Document Type: Original Article

Authors

1 Dental Student, Student's Research Committee, Babol University of Medical Sciences, Babol, Iran.

2 Cellular and Molecular Biology Research Center, Health Research Institute, Babol University of Medical Sciences, Babol, Iran.

3 Non-Communicable Pediatric Diseases Research Center, Health Research Institute, Babol University of Medical Sciences, Babol, Iran.

4 Clinical Biochemistry, Babol University of Medical Sciences, Babol, Iran.

5 ral Health Research Center, Dept. of Pediatric Dentistry, Faculty of Dentistry, Babol University of Medical Sciences, Babol, Iran.

6 Biostatistics & Epidemiology, Medicine Faculty, Babol University of Medical Sciences, Babol, Iran.

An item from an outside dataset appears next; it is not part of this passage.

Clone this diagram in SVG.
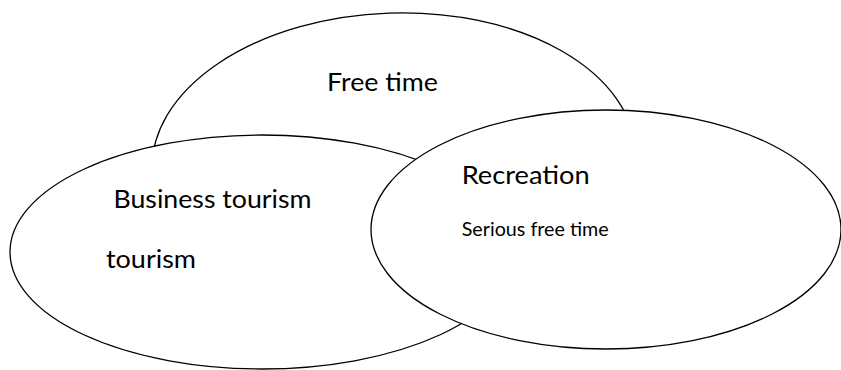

10.30476/dentjods.2020.84180.1075

Abstract

Statement of the Problem: Alteration in salivary composition and its effect on the oral cavity in diabetic child patients remains equivocal.
Purpose: This study was done to assess the relationship between salivary factors and gingival status in children with type-1 Diabetes Mellitus (DM).
Materials and Method: In this cross-sectional study,120 subjects aged 6-16 years (60 well-controlled and poorly-controlled diabetics and 60 healthy individuals) were examined to determine the gingival index (GI) and plaque index (PI). The unstimulated saliva samples were collected to measure the salivary triglyceride, Cholesterol, Albumin, α-Amylase, total protein levels by the laboratory kits. Total antioxidant capacity and the free radicals scavenger index were measured by the Ferric Reducing Ability Of Plasma (FRAP) and 1,1-Diphenyl-2-picryl-hydrazyl (DPPH) assays, respectively. Data were analyzed by parametric and non-parametric, Pearson correlation, and T-tests at a 5% error level.
Results: GI of diabetics was significantly higher than that of healthy individuals (1.51± 0.71 and 0.9±0.81, respectively, p < 0.001). No significant difference was found between the PI of diabetics compared to healthy volunteers (1.59±0.69, 1.63±0.74, respectively). The levels of salivary Triglyceride and Cholesterol, Albumin and Total proteins in healthy subjects were significantly higher than those of people with DM (p < 0.001). A significantly more salivary α-Amylase activity was found in diabetics compared to non-diabetics (p < 0.001). No significant differences were found between diabetic and non-diabetic subjects in terms of DPPH (95.5, 95.9%, respectively) and FRAP (9.77±0.13, 9.78±0.12 (µmol/ mL), respectively).
Conclusion: More gingival inflammation and salivary α-Amylase activity and lower level of salivary lipids, Albumin, and total proteins were found in diabetic patients, but there was no association between the level of lipids, proteins, and the total antioxidant capacity of saliva with periodontal health indicators in patients with DM and healthy individuals.